Unlike in YW, Nick in Way does not increasingly lose his sanity. Afflicted with post-traumatic-stress-disorder (PTSD) from his war experiences, when battalion headquarters, the surroundings cause Nick to recall past events. One major setting in his memory is the disjointed image of the “low house painted yellow with willows around it and a low stable and there was a canal” with a “boat lying there quietly in the willows”. The stream-of-consciousness style used in the portrayal of the flashback causes the reader’s perception of the repeated recollection to become blurry, reflecting Nick’s difficulty in controlling his mental condition. The war-related imagery of the memory, of “holding rifles high until they fell with them in the water,” suggests that a major battle had taken place in that setting, implying the common selective memory-loss associated with PTSD. The reader is thus confronted with the horrific mental repercussions of war on soldiers from Nick’s incoherent perspective. As Nick departs back along the road his memories remain uncertain, wondering if it was where a memory had occurred, and questioning himself, “Where was that?” The significance is thus to express that, similar to YW, the mental issues caused by war is everlasting.

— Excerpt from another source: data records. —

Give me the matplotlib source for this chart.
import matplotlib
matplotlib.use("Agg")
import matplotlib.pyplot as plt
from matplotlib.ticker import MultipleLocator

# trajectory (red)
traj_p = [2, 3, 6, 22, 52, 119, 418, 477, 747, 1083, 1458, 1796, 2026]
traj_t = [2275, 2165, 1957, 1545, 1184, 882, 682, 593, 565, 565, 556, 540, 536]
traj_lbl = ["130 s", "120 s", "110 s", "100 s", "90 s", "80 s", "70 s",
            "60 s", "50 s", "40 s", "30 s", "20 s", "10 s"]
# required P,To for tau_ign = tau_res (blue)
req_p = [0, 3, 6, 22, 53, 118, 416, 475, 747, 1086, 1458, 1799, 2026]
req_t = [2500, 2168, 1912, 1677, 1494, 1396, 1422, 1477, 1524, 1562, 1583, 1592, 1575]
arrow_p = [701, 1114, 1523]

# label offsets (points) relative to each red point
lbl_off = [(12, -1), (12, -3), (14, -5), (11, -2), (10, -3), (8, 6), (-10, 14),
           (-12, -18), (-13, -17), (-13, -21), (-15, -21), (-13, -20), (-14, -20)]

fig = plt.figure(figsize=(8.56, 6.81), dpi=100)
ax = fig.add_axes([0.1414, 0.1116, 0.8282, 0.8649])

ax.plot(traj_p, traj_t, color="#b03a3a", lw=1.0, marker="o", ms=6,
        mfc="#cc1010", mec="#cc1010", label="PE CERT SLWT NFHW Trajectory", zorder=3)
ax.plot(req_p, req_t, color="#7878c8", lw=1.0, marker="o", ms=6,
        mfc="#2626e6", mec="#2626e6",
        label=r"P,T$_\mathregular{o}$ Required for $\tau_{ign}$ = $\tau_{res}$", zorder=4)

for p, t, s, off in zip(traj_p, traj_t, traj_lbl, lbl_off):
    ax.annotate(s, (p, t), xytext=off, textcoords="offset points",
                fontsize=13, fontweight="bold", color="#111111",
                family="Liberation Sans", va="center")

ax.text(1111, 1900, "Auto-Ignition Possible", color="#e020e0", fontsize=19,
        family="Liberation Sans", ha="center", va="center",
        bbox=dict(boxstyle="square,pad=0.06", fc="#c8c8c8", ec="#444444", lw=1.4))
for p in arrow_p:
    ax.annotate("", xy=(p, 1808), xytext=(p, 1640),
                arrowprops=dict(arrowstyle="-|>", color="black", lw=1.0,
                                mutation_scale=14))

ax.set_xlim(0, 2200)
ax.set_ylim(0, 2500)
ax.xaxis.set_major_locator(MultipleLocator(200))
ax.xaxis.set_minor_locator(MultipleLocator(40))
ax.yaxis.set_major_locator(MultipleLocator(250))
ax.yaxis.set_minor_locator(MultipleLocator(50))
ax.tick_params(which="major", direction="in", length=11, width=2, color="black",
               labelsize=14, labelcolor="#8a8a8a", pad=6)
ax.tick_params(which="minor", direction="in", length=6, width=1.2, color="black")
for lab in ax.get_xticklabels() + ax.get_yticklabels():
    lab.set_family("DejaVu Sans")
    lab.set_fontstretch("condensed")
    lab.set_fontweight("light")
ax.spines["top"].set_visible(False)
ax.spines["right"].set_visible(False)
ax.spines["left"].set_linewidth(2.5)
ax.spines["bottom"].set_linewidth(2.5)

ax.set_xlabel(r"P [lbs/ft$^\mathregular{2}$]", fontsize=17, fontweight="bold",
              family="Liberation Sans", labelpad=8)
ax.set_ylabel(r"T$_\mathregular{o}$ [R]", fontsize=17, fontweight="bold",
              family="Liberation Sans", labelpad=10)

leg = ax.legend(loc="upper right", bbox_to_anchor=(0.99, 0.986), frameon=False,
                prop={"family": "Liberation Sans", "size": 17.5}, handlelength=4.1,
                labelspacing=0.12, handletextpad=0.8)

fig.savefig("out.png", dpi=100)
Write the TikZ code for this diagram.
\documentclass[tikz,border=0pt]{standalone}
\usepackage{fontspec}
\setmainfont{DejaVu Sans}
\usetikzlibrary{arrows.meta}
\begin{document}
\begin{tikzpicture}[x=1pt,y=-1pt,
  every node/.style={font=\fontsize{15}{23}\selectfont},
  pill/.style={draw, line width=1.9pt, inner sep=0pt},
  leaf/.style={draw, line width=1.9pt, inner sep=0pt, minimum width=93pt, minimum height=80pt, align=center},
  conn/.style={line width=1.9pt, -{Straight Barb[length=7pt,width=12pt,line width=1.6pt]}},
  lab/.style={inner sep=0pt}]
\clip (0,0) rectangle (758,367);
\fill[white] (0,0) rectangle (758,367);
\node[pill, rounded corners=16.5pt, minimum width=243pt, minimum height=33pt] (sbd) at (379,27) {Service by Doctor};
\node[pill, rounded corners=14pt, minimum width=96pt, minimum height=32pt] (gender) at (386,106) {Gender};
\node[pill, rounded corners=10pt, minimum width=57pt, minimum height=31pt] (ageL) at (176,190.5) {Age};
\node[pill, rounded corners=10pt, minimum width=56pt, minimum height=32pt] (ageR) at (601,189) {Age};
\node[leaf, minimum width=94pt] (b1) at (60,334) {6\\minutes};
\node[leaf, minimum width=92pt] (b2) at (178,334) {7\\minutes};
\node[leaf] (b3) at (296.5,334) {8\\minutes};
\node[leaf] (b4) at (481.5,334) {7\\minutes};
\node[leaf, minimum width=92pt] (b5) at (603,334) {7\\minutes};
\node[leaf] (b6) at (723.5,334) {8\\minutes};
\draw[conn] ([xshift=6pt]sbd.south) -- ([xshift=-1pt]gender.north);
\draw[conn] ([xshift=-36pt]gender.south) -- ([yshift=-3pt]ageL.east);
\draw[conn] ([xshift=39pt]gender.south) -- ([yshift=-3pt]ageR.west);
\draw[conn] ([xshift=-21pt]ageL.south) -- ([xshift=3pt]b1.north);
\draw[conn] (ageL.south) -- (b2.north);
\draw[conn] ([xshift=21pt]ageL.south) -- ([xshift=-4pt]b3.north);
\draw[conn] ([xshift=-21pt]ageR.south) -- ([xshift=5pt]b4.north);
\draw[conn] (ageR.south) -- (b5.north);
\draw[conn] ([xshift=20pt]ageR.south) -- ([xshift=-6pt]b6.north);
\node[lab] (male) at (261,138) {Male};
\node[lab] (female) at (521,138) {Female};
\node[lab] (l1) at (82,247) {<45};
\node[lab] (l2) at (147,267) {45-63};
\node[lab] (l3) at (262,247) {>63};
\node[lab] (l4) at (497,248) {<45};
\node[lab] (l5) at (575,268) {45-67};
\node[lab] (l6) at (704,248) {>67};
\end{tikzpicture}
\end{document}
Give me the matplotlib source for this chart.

Both The Yellow Wallpaper and A Way You’ll Never Be recruit the dynamic settings as images reflecting the thematic concerns of Victorian societal ideals and wartime societal values. In The Yellow Wallpaper, the setting of the isolated mansion and the prison-like room represents the status quo of female subjugation in Victorian society, with the narrator’s futile attempt to escape demonstrating the infallible power males. Similarly, in A Way You’ll Never Be, the wartime setting with the battlefield littered with bodies acts as an image representing the entire war situation, and Nick’s traumatised psyche, as seen from both his reaction to the former setting and to the setting he repeatedly dreams of, serves as a warning of the consequences of war on the minds of those involved. Gilman’s and Hemingway’s skilful manipulation of settings serves to critique the misguided marginalisation of women and remorseless glorification of war prevalent in their time periods, reminding the reader of the dangerous extremes of dogmatic belief human beings are capable; the lessons they impart continue to carry weight in the world as the issues highlighted still linger in elements of society today.